Cristiano Ronaldo, decían, no aparecía en los grandes partidos, era peor que Messi y estaba acabado. Cada temporada, en algún momento, las palabras se repetían, y siempre caían en saco roto. El portugués, antes o después, miraba a lo alto y pensaba: ‘Aquí estoy yo’. Él siempre se vio como el rey del firmamento, como el jugador que –a pesar de lo que se dijera– iba a ganar los mismos Balones de Oro que Messi (llegó a ir uno a cuatro con el argentino) y como el mejor de la historia, como reconoció en su última entrevista con L’Equipe. Él, para qué engañarnos, siempre aspiró a colocarse en la historia como el primero, y para eso sabía que tenía que estar en el Real Madrid. No le valía otro club. El mejor siempre tiene que estar entre los mejores. Y qué mejor lugar que el Bernabéu para elevar su figura junto al equipo 12 veces campeón de Europa.

El Madrid y el portugués se unieron para iniciar una nueva etapa galáctica, para subir al firmamento agarrados de la mano bailando y cantando el we are the Champions, como si fueran la chica y el chico de La La Land. Esta misma temporada, conquistando cinco títulos en la mejor temporada de la historia del club. El último de ellos, el Mundialito de Clubes de la FIFA conseguida ante el Gremio de Porto Alegre (1-0) en Abu Dhabi, con gol suyo. Y, además, de falta directa. Y eso que Cristiano, también decían, no marcaba nunca a balón parado. Pues lo hizo para redondear una temporada gloriosa tanto para él como para su club.



El año de las luces, la mejor temporada de la historia del Madrid, se cierra con goles suyos en cuatro de las cinco finales disputadas por el conjunto blanco. Cristiano Ronaldo marcó en el último partido de Liga, dos goles en la final de Champions (la segunda consecutiva del equipo de Zidane), en la de la Supercopa de España y en el Mundialito de Clubes. Apareció cuando su equipo lo necesitaba. No en partidos de rutina y aburrimiento.
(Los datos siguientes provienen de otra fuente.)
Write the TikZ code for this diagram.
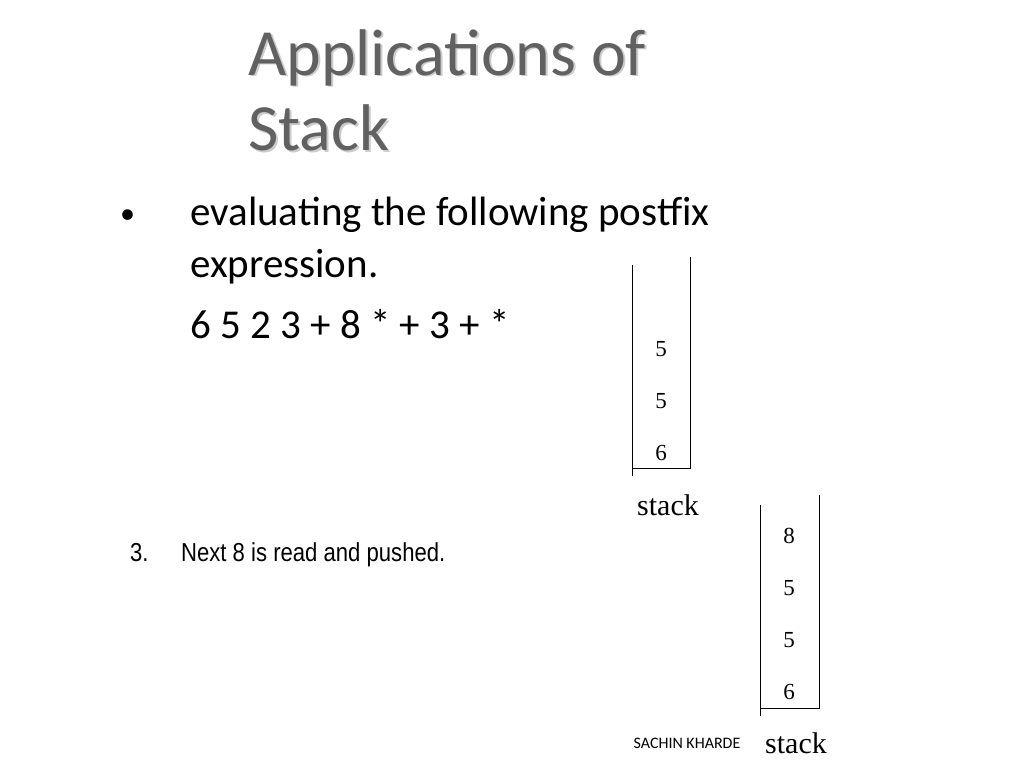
\documentclass[tikz,border=0pt]{standalone}
\usepackage{fontspec}
\setmainfont{Liberation Serif}
\newfontfamily\calfnt{Carlito}
\newfontfamily\arsfnt{Liberation Sans}
\begin{document}
\begin{tikzpicture}[x=1pt,y=-1pt,
  num/.style={font=\fontsize{23}{23}\selectfont},
  stk/.style={font=\fontsize{30}{30}\selectfont},
  body/.style={font=\calfnt\fontsize{41}{41}\selectfont,anchor=base west,inner sep=0},
  ttl/.style={font=\calfnt\fontsize{66}{66}\selectfont,anchor=base west,inner sep=0}]
\useasboundingbox[fill=white] (0,0) rectangle (1024,768);
\foreach \t/\y [count=\i] in {Applications of/75,Stack/150}{
  \node[ttl,text=black!20] at (250,\y+2) {\t};
  \node[ttl,text=black!62] (t\i) at (248,\y) {\t};}
\node[body,font=\calfnt\fontsize{30}{30}\selectfont] (bul) at (120,223) {\textbullet};
\node[body] (l1) at (190,225) {evaluating the following postfix};
\node[body] (l2) at (190,277) {expression.};
\node[body] (l3) at (190,338) {6 5 2 3 + 8 * + 3 + *};
% stack 1
\draw (632,265) -- (632,476);
\draw (690,257) -- (690,468) -- (632,468);
\node[num] (a1) at (661,349) {5};
\node[num] (a2) at (661,401) {5};
\node[num] (a3) at (661,453) {6};
\node[stk] (s1) at (668,505) {stack};
% stack 2
\draw (760,505) -- (760,716);
\draw (819,495) -- (819,708) -- (760,708);
\node[num] (b1) at (789,536) {8};
\node[num] (b2) at (789,588) {5};
\node[num] (b3) at (789,640) {5};
\node[num] (b4) at (789,692) {6};
\node[stk] (s2) at (796,743) {stack};
\node[font=\arsfnt\fontsize{26}{26}\selectfont,xscale=0.85,anchor=base west,inner sep=0] (n3) at (130,561) {3.};
\node[font=\arsfnt\fontsize{26}{26}\selectfont,xscale=0.85,anchor=base west,inner sep=0] (nx) at (181,561) {Next 8 is read and pushed.};
\node[font=\calfnt\fontsize{16}{16}\selectfont] (sk) at (687,743) {SACHIN KHARDE};
\end{tikzpicture}
\end{document}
No, lo hizo en los días grandes, en esos días en que muchos jugadores sufren de tembleque y nerviosismo; esas noches en las que sólo aparecen los mejores, los jugadores que marcan diferencias sobre el campo. Un año en que él lo hizo y Messi se tuvo que conformar con levantar la Copa del Rey.



Para Cristiano, también fue la temporada en que cambió sus rutinas. Zidane, llegado en crisis al Madrid, consiguió convencerlo. Lo abrazó, le susurró al oído y le contó su plan. Le dijo que tenía que descansar, que necesitaba dosificarse, que así le iría mejor. Y Cristiano lo hizo. Se quedó en el banquillo cuando se lo ordenaron y ocupó el rol que le pidió el francés. A veces, ocupando la demarcación de delantero, y otras yendo a la banda. Primando los intereses grupales sobre los personales consiguió sobresalir por encima de todos. Ese fue su gran descubrimiento.



Todo eso culminó en Abu Dhabi en el segundo Mundialito de Clubes consecutivo de la historia del club –igualando al Barcelona con tres– y con un gol suyo. Con 32 años, Cristiano Ronaldo suma 709 goles desde que comenzó a jugar y las ensoñaciones de cualquier niño de gusto por el cuero. Lo ha ganado todo, incluido su quinto Balón de Oro, el premio de las estrellas, ese que lo consagra como el mejor. Porque sí, muchos dirán que no es el jugador más estético, el más espectacular, el que mejor regatea o el que mejores controles hace. Da igual. Ha sabido ser, con sus condiciones –más o menos del gusto de cualquiera– un jugador único. Y todo por saber comprender que para que fuera su año también tenía que serlo el del Real Madrid. Que él y el Madrid, bailando como en La La Land, acabarían en la cama rodeados de oro, títulos y reconocimiento. La mejor forma de acabar el mejor año de sus vidas.